剧组为还原千禧年的火车站江湖,不惜重金复刻绿皮车厢:褪色的皮革座椅、锈迹斑斑的行李架,连乘客啃烧鸡的油腻味都仿佛穿透屏幕。
郭京飞饰演的郭鹏飞蹲在车厢连接处啃鸡腿,汤汁顺着胡茬往下滴——没有偶像剧的“优雅假吃”,只有底层警察的狼狈真实。

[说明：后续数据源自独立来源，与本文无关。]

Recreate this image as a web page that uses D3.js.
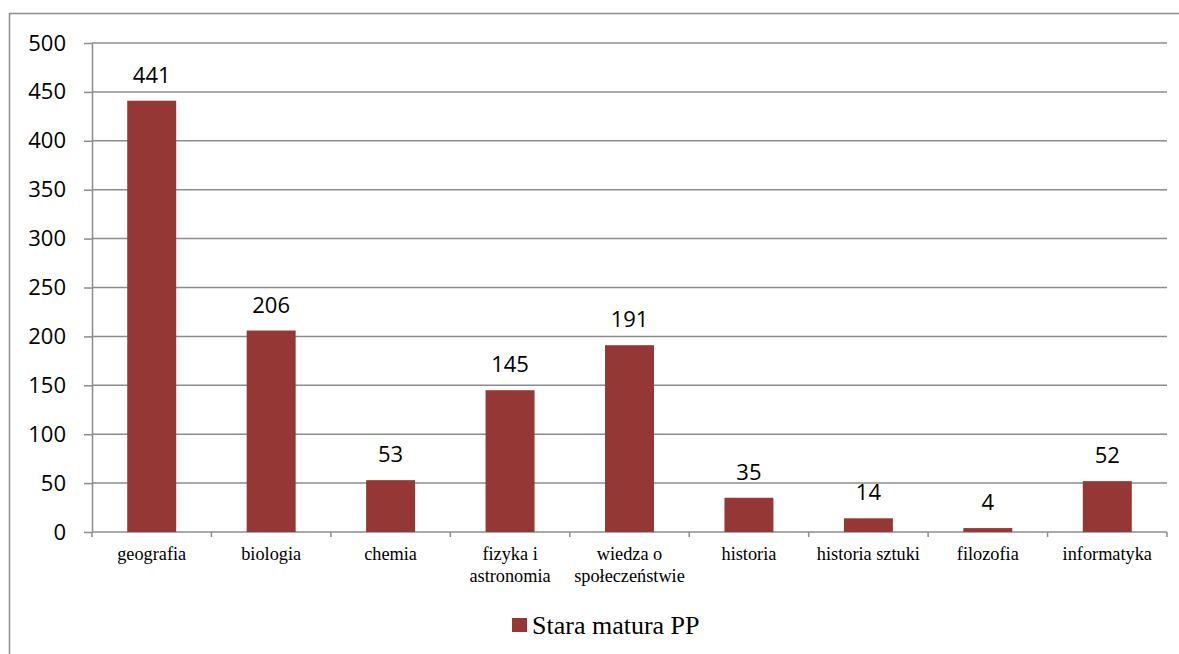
<!DOCTYPE html>
<meta charset="utf-8">
<style>
body { margin: 0; background: #fff; }
.grid line { stroke: #8c8c8c; stroke-width: 1.5px; }
.axis path, .axis line { stroke: #8c8c8c; stroke-width: 1.5px; }
.bar { fill: #953735; }
</style>
<svg width="1179" height="654"></svg>
<script src="https://cdn.jsdelivr.net/npm/d3@7"></script>
<script>
// data
var categories = ["geografia", "biologia", "chemia", "fizyka i|astronomia", "wiedza o|społeczeństwie",
                  "historia", "historia sztuki", "filozofia", "informatyka"];
var values = [441, 206, 53, 145, 191, 35, 14, 4, 52];
var yTicks = [0, 50, 100, 150, 200, 250, 300, 350, 400, 450, 500];
var seriesName = "Stara matura PP";

var svg = d3.select("svg"),
    margin = {top: 43, right: 12, bottom: 122, left: 92},
    width = 1167 - margin.left,
    height = 532 - margin.top,
    g = svg.append("g").attr("transform", "translate(" + margin.left + "," + margin.top + ")");

// outer chart border
svg.append("rect")
    .attr("x", 9.5).attr("y", 13.5)
    .attr("width", 1200).attr("height", 700)
    .attr("fill", "none")
    .attr("stroke", "#8c8c8c")
    .attr("stroke-width", 1.5);

var x = d3.scaleBand().domain(categories).range([0, width]).paddingInner(0.59).paddingOuter(0.295),
    xb = d3.scaleBand().domain(categories).range([0, width]),
    y = d3.scaleLinear().domain([0, 500]).range([height, 0]);

// gridlines
g.append("g")
    .attr("class", "grid")
    .selectAll("line")
    .data(yTicks.slice(1))
    .enter().append("line")
    .attr("x1", 0).attr("x2", width)
    .attr("y1", function(d) { return y(d); })
    .attr("y2", function(d) { return y(d); });

// y axis
var yAxis = g.append("g")
    .attr("class", "axis")
    .call(d3.axisLeft(y).tickValues(yTicks).tickSize(8).tickSizeOuter(0).tickPadding(18));
yAxis.selectAll("text")
    .style("font-family", "'Open Sans', sans-serif")
    .style("font-size", "22px")
    .attr("fill", "#000");

// x axis: ticks at band boundaries
var xAxis = g.append("g")
    .attr("class", "axis")
    .attr("transform", "translate(0," + height + ")");
xAxis.append("line").attr("x1", 0).attr("x2", width);
xAxis.selectAll(".tk")
    .data(d3.range(categories.length + 1))
    .enter().append("line")
    .attr("class", "tk")
    .attr("x1", function(i) { return i * xb.step(); })
    .attr("x2", function(i) { return i * xb.step(); })
    .attr("y1", 0).attr("y2", 5);

var labels = xAxis.selectAll(".lbl")
    .data(categories)
    .enter().append("text")
    .attr("class", "lbl")
    .attr("text-anchor", "middle")
    .attr("x", function(d) { return xb(d) + xb.bandwidth() / 2; })
    .attr("y", 28)
    .style("font-family", "'Liberation Serif', serif")
    .style("font-size", "18.3px")
    .attr("fill", "#000");
labels.each(function(d) {
  var parts = d.split("|");
  var t = d3.select(this);
  parts.forEach(function(p, i) {
    t.append("tspan").attr("x", t.attr("x")).attr("dy", i === 0 ? 0 : 22).text(p);
  });
});

// bars
var data = categories.map(function(c, i) { return {cat: c, value: values[i]}; });
g.selectAll(".bar")
    .data(data)
    .enter().append("rect")
    .attr("class", "bar")
    .attr("x", function(d) { return x(d.cat); })
    .attr("width", x.bandwidth())
    .attr("y", function(d) { return y(d.value); })
    .attr("height", function(d) { return height - y(d.value); });

// value labels
g.selectAll(".val")
    .data(data)
    .enter().append("text")
    .attr("class", "val")
    .attr("text-anchor", "middle")
    .attr("x", function(d) { return x(d.cat) + x.bandwidth() / 2; })
    .attr("y", function(d) { return y(d.value) - 18; })
    .style("font-family", "'Open Sans', sans-serif")
    .style("font-size", "22px")
    .text(function(d) { return d.value; });

// legend
var legend = svg.append("g").attr("transform", "translate(512,618)");
legend.append("rect").attr("width", 15).attr("height", 14).attr("class", "bar");
legend.append("text")
    .attr("x", 20).attr("y", 16)
    .style("font-family", "'Liberation Serif', serif")
    .style("font-size", "26px")
    .text(seriesName);
</script>
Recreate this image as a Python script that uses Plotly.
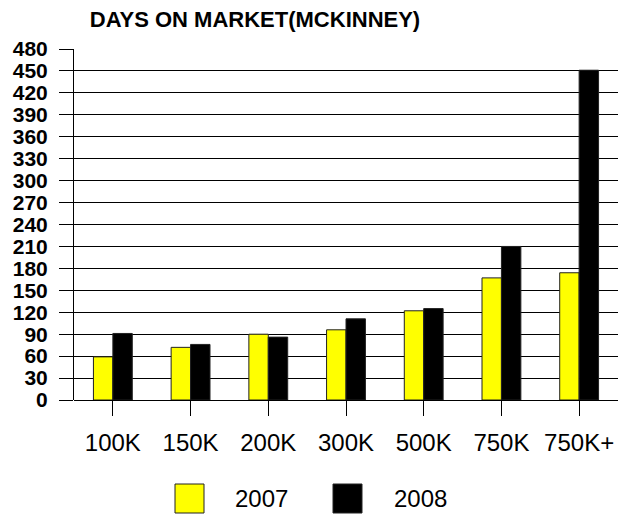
import plotly.graph_objects as go

# Days on market by price band, McKinney
price_bands = ["100K", "150K", "200K", "300K", "500K", "750K", "750K+"]
days_2007 = [59, 72, 90, 96, 122, 167, 174]
days_2008 = [91, 76, 86, 111, 125, 210, 451]
y_ticks = list(range(0, 481, 30))

W, H = 618, 516
ML, MR, MT, MB = 74, 0, 49, 116
PW, PH = W - ML - MR, H - MT - MB

FONT = "Arial, Liberation Sans, sans-serif"


def px_x(x):
    return (x - ML) / PW


def px_y(y):
    return (H - MB - y) / PH


fig = go.Figure()
fig.add_trace(go.Bar(
    x=price_bands, y=days_2007, name="2007",
    marker=dict(color="#FFFF00", line=dict(color="#222222", width=1)),
))
fig.add_trace(go.Bar(
    x=price_bands, y=days_2008, name="2008",
    marker=dict(color="#000000", line=dict(color="#222222", width=1)),
))

# Legend swatches and labels drawn below the axis
legend_items = [("2007", "#FFFF00", 175, 233), ("2008", "#000000", 333, 392)]
for label, color, sx, tx in legend_items:
    fig.add_shape(type="rect", xref="paper", yref="paper",
                  x0=px_x(sx), x1=px_x(sx + 29), y0=px_y(484), y1=px_y(513),
                  fillcolor=color, line=dict(color="#222222", width=1))
    fig.add_annotation(text=label, xref="paper", yref="paper",
                       x=px_x(tx), y=px_y(499), xanchor="left", yanchor="middle",
                       showarrow=False, font=dict(family=FONT, size=24, color="#000"))

fig.update_layout(
    width=W, height=H,
    margin=dict(l=ML, r=MR, t=MT, b=MB, pad=0),
    paper_bgcolor="white", plot_bgcolor="white",
    barmode="group", bargap=0.5, bargroupgap=0,
    showlegend=False,
    title=dict(text="<b>DAYS ON MARKET(MCKINNEY)</b>", xref="container", yref="container",
               x=255 / W, y=1 - 19 / H, xanchor="center", yanchor="middle",
               font=dict(family=FONT, size=22, color="#000")),
    font=dict(family=FONT, color="#000"),
)
fig.update_xaxes(
    showgrid=False, showline=False, zeroline=False,
    ticks="outside", ticklen=15, tickcolor="#000", tickwidth=1,
    tickfont=dict(family=FONT, size=24, color="#000"),
    ticklabelstandoff=6,
)
fig.update_yaxes(
    range=[0, 480], tickvals=y_ticks,
    ticktext=[f"<b>{v}</b>" for v in y_ticks],
    showgrid=True, gridcolor="#000", gridwidth=1,
    showline=True, linecolor="#000", linewidth=1,
    zeroline=True, zerolinecolor="#000", zerolinewidth=1,
    ticks="outside", ticklen=14, tickcolor="#000", tickwidth=1,
    tickfont=dict(family=FONT, size=21, color="#000"),
    ticklabelstandoff=7,
)

fig.write_html("out.html")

这种粗粝的烟火气,让观众瞬间梦回那个“手机还是诺基亚,防贼全靠扯嗓子”的年代。
而剧中那些被偷的“倒霉蛋”,恰恰照见了普通人的贪与痴:好色医生以为遇上艳遇,结果丢了救命的眼角膜;古董商为显摆住豪华酒店,反被“仙人跳”洗劫一空。
当镜头扫过火车站广场——扛着蛇皮袋的民工、吆喝卖假票的黄牛、蹲在墙角吃泡面的便衣警察……每个人都在欲望与生存的夹缝中挣扎。有观众发弹幕:“终于有剧敢说真话:被偷的人,何尝不是自己递上了刀?”
《黄雀》最狠的一刀,是撕开了反扒警察的“英雄叙事”。他们没有神探的推理光环,破案全靠日复一日的盯梢。
郭鹏飞的低血糖是蹲守饿出来的,花姐(郭柯宇饰)身上的膏药味比香水更刺鼻,李红旗(赵滨饰)刚抓完贼就被债主堵在家门口……这些细节让观众恍然大悟:原来警察抓贼不是靠炫技,而是用命熬出来的本能反应。
当最后一幕,郭鹏飞在火车站目送佛爷团伙落网时,他没有喊口号,只是默默点了根烟。烟雾缭绕中,十年前那个热血青年的影子与眼前的中年人重叠。
正义从来不是爽文,它只是一个普通人用半辈子熬出的答案。正如网友所说:“看完《黄雀》,出门自觉捂紧了包。这不是怕贼,是怕对不起那些熬白了头的警察。”